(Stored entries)
— Begin —

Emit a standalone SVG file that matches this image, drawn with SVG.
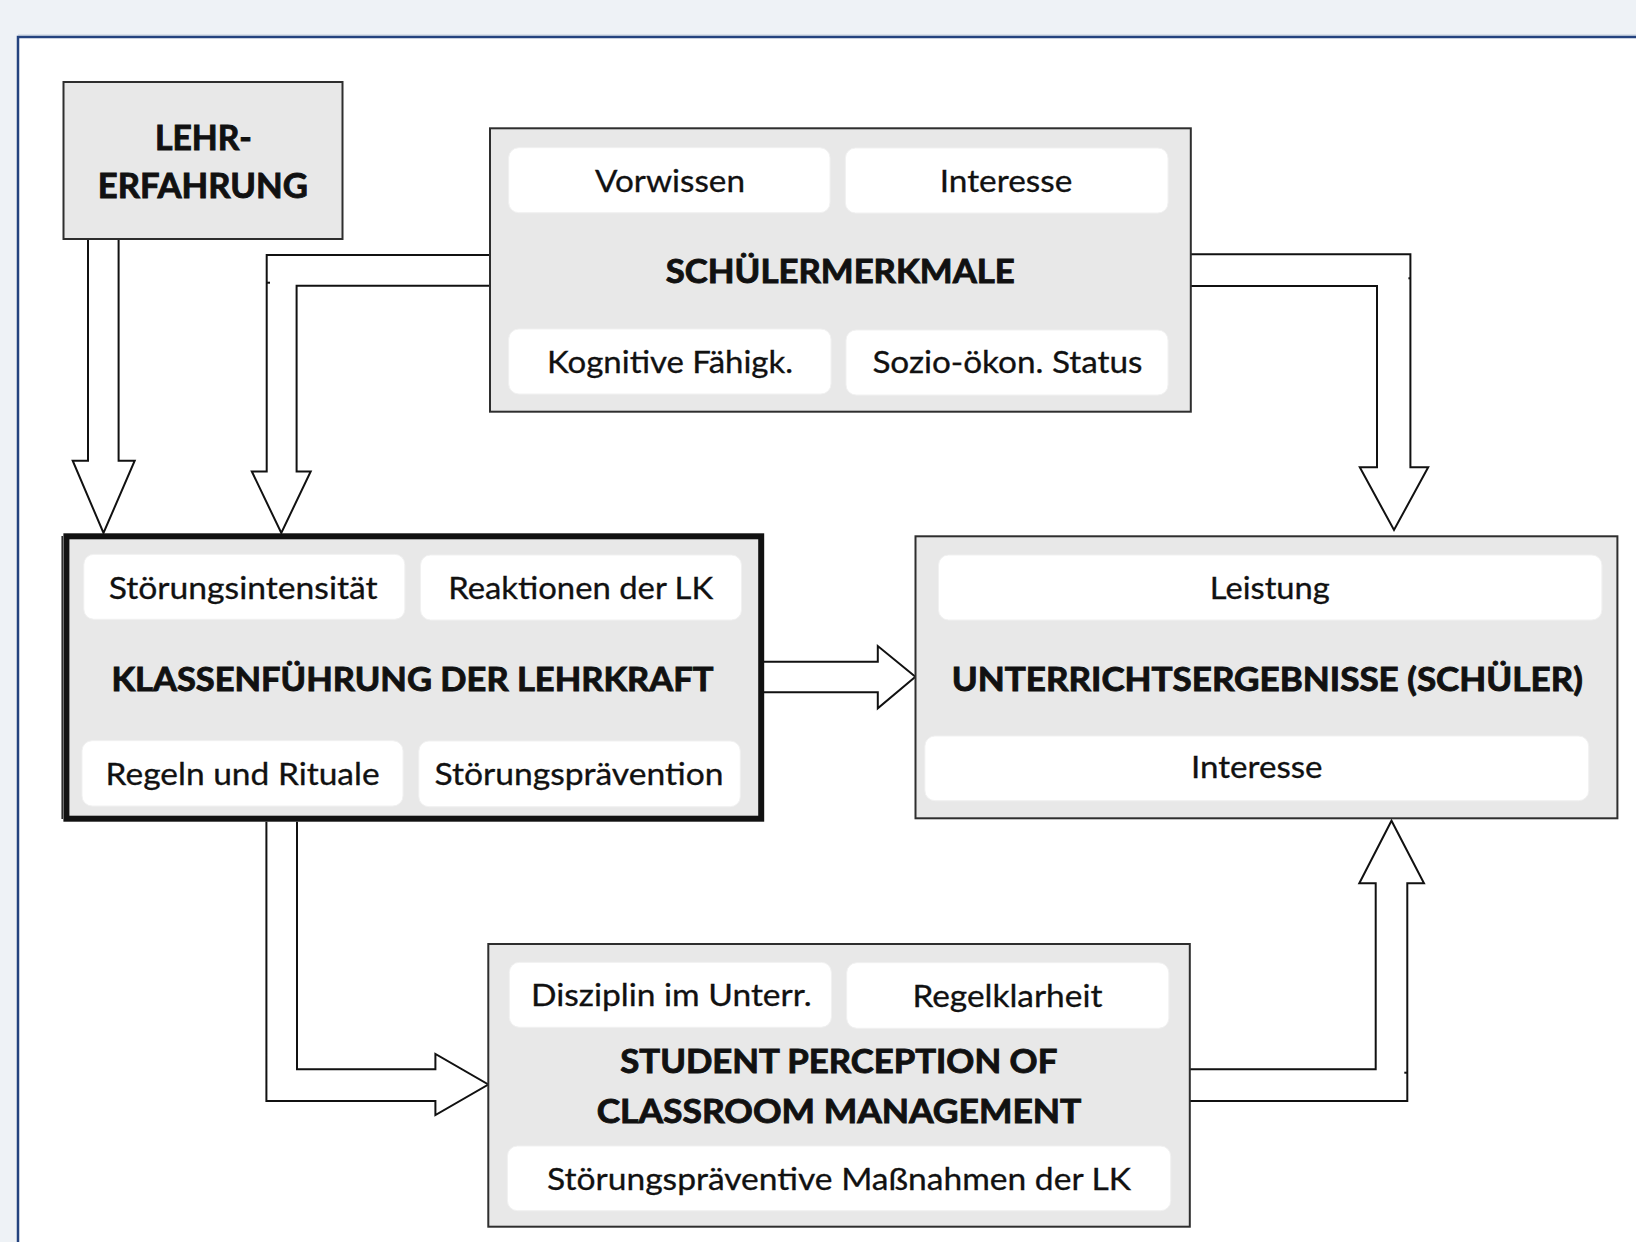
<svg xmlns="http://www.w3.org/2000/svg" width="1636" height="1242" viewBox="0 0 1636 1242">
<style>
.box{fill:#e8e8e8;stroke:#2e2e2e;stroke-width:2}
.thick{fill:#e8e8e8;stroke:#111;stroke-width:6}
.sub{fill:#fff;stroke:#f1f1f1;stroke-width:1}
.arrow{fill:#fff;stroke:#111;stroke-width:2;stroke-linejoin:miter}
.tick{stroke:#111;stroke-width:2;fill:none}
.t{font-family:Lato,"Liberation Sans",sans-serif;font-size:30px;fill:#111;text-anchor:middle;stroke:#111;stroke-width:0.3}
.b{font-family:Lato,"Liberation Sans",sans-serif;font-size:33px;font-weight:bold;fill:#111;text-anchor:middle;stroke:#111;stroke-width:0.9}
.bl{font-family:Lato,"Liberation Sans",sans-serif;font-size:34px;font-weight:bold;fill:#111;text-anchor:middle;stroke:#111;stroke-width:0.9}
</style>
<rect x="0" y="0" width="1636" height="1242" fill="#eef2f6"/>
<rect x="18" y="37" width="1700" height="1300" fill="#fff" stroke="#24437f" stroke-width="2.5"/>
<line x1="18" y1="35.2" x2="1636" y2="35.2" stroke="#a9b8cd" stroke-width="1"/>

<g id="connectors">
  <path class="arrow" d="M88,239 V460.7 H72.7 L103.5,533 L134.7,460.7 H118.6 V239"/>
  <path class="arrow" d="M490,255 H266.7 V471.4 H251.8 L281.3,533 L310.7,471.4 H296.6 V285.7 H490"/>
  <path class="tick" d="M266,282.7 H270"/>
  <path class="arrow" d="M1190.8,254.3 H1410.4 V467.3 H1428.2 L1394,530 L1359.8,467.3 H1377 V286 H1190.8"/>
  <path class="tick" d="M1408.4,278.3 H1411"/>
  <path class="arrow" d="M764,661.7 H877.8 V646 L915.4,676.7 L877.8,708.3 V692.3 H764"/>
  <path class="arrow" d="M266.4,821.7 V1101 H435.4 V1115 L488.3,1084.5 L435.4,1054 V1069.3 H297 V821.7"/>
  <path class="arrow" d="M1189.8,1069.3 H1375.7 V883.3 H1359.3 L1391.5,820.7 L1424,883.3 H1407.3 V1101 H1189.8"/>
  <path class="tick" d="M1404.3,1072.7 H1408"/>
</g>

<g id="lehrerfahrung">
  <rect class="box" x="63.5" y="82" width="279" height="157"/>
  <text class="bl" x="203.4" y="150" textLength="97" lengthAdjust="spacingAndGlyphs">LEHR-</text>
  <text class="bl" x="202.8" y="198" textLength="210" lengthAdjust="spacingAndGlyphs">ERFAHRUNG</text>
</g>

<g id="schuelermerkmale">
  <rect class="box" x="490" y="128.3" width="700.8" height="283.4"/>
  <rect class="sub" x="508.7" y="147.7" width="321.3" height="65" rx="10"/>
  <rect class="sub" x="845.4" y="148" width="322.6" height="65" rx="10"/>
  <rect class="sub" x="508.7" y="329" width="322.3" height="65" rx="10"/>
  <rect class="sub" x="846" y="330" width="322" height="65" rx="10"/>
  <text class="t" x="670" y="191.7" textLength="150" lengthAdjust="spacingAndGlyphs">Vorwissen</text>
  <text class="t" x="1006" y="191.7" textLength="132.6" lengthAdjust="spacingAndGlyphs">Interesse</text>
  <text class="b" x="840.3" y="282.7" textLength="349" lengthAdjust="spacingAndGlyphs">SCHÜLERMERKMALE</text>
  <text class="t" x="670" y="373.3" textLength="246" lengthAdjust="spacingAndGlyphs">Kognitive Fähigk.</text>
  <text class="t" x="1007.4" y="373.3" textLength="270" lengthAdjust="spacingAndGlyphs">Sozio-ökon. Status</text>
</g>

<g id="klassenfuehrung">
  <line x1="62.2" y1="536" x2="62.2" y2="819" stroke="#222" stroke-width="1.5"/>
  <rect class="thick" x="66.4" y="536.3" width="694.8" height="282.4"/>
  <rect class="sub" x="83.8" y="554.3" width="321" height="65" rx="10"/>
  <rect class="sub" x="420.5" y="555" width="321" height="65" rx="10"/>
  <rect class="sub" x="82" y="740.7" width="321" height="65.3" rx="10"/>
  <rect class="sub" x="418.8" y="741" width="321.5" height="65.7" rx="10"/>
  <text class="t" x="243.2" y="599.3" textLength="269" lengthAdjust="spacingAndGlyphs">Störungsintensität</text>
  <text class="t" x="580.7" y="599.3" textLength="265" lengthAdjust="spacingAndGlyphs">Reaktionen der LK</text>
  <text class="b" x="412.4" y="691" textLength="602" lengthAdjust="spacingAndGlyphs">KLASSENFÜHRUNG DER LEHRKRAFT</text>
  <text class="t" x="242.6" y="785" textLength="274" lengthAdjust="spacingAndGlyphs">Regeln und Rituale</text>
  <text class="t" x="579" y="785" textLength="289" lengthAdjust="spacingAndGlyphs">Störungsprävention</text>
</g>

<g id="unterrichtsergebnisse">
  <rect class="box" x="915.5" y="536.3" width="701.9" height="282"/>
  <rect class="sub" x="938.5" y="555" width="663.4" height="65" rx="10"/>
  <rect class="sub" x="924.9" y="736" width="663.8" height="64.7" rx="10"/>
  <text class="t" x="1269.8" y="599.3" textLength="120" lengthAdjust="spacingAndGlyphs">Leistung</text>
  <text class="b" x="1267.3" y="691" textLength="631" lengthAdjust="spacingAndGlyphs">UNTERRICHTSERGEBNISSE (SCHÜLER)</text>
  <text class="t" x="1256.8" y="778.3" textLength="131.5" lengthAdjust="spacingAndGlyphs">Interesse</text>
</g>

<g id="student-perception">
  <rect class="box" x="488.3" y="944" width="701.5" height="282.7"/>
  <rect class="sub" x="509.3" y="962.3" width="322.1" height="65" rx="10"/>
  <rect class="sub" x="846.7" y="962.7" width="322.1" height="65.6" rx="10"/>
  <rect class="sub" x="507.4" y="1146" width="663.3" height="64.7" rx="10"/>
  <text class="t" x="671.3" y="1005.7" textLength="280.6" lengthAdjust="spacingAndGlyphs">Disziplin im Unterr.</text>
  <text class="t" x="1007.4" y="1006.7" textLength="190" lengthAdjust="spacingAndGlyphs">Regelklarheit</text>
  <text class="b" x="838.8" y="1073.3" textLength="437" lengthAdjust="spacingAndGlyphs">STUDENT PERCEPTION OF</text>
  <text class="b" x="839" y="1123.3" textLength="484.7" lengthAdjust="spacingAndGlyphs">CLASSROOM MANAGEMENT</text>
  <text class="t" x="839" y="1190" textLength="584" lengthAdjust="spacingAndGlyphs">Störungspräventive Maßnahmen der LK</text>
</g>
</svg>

— End —
— Begin —

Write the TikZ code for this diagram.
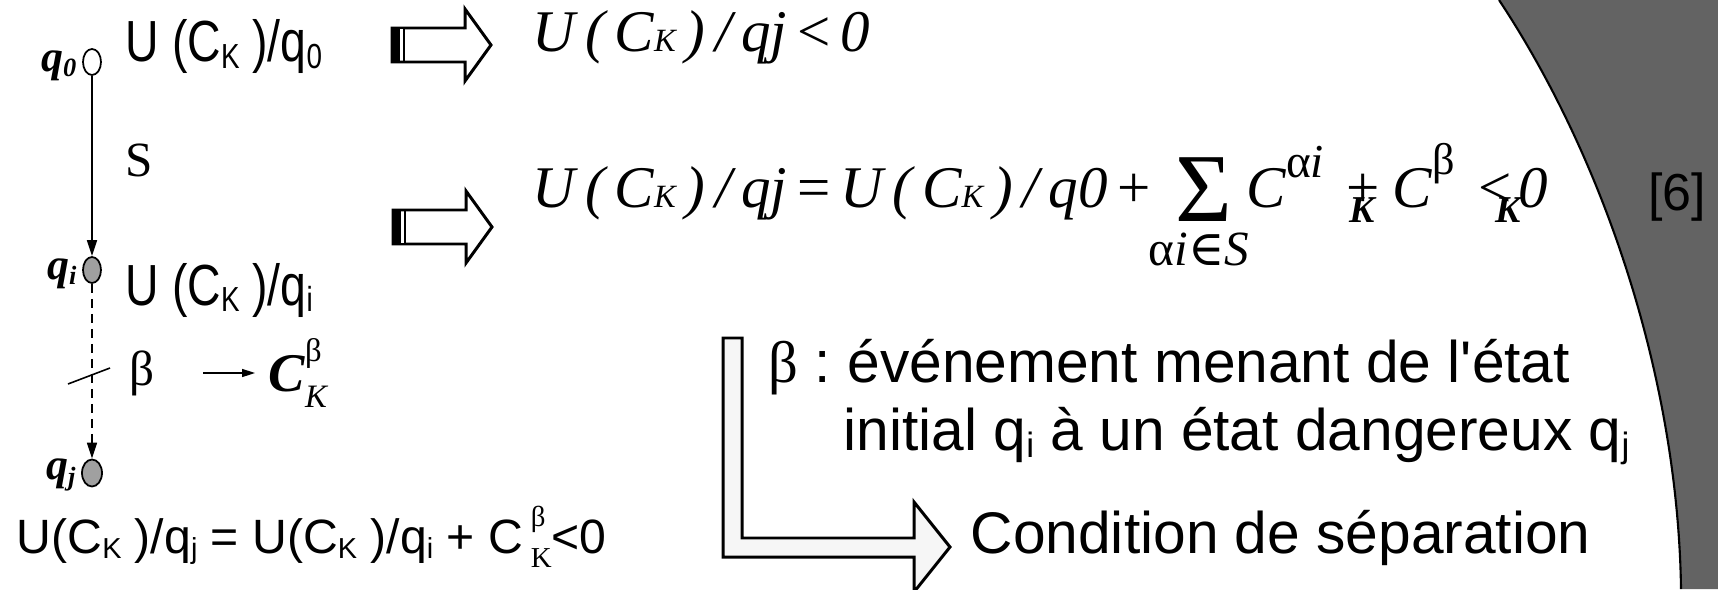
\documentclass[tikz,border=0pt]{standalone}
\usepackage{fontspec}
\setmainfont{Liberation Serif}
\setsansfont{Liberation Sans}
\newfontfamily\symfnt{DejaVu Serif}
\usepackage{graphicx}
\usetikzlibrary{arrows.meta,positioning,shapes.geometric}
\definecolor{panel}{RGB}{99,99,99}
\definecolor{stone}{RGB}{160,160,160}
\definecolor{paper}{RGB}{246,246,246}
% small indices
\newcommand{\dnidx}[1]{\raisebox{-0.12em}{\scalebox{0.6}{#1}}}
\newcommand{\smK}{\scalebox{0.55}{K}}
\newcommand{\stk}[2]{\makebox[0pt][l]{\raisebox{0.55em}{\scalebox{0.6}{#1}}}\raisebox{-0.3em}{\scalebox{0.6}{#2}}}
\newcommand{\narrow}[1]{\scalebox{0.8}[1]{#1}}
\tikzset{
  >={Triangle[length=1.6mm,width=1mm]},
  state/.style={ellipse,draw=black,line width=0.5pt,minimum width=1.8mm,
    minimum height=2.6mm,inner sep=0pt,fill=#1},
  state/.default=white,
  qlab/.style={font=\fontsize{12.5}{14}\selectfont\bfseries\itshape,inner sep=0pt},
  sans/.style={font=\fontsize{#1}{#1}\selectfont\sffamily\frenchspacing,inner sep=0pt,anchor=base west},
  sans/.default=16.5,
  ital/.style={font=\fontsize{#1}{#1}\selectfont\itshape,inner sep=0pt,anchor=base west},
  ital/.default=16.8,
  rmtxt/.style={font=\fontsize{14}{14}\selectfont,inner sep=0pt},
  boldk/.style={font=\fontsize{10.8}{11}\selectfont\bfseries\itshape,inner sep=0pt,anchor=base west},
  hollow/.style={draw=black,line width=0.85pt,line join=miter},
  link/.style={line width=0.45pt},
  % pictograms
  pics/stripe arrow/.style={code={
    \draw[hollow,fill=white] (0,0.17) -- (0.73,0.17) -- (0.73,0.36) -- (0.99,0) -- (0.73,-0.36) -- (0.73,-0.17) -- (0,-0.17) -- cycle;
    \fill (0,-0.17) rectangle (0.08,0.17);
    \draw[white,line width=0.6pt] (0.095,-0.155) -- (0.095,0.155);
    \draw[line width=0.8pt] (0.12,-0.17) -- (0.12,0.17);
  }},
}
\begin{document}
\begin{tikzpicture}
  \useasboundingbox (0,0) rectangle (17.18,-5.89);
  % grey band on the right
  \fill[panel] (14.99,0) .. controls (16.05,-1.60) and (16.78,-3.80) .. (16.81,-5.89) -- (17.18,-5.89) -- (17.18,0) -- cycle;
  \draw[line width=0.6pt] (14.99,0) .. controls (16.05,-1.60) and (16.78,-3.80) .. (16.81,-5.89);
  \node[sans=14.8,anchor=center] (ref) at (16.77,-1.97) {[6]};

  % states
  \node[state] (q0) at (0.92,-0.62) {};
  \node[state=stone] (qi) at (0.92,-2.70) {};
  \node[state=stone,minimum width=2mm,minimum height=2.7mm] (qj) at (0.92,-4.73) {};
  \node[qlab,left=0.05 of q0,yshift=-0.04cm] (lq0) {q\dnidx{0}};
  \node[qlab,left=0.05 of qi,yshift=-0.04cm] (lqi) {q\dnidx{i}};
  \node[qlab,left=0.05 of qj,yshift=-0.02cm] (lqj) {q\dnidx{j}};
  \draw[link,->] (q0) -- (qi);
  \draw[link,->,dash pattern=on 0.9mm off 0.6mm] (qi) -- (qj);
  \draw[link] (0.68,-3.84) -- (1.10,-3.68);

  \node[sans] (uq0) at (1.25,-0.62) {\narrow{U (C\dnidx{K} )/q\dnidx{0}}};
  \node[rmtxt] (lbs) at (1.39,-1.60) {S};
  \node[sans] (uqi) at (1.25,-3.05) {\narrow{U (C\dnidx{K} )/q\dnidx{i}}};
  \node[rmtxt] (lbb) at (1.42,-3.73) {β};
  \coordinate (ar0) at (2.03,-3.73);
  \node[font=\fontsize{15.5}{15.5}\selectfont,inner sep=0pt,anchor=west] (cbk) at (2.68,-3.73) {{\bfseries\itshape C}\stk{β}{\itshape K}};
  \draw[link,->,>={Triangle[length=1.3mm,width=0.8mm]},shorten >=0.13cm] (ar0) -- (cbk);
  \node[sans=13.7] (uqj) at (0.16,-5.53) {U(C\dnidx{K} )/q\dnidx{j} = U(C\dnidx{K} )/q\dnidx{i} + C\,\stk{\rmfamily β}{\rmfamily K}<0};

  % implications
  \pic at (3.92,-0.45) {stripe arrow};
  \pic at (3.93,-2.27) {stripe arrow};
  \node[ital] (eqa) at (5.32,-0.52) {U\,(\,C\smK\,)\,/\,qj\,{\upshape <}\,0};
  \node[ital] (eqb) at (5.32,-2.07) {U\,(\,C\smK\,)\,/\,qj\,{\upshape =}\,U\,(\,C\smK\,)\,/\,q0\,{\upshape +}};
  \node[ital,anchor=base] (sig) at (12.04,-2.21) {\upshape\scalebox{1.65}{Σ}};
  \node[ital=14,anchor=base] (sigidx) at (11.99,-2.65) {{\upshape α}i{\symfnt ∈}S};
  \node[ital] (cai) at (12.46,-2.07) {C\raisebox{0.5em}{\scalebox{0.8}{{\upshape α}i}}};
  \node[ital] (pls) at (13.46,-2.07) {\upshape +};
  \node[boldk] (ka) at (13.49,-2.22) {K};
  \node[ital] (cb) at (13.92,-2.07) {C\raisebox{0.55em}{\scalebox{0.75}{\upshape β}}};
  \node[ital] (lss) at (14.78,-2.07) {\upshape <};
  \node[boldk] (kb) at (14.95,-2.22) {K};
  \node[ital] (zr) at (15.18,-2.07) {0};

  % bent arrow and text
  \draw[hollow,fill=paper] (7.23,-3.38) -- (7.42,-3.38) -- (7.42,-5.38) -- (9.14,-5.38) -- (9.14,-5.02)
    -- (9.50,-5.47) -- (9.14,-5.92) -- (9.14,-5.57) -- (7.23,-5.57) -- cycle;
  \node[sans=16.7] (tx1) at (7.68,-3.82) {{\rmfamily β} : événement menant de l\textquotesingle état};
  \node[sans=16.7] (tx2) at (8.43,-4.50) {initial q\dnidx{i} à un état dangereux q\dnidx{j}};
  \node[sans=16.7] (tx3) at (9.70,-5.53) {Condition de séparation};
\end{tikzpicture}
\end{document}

— End —

> **Exercise details**: Pull out all lines containing "standalone".

> **Written response**:
Emit a standalone SVG file that matches this image, drawn with SVG.
\documentclass[tikz,border=0pt]{standalone}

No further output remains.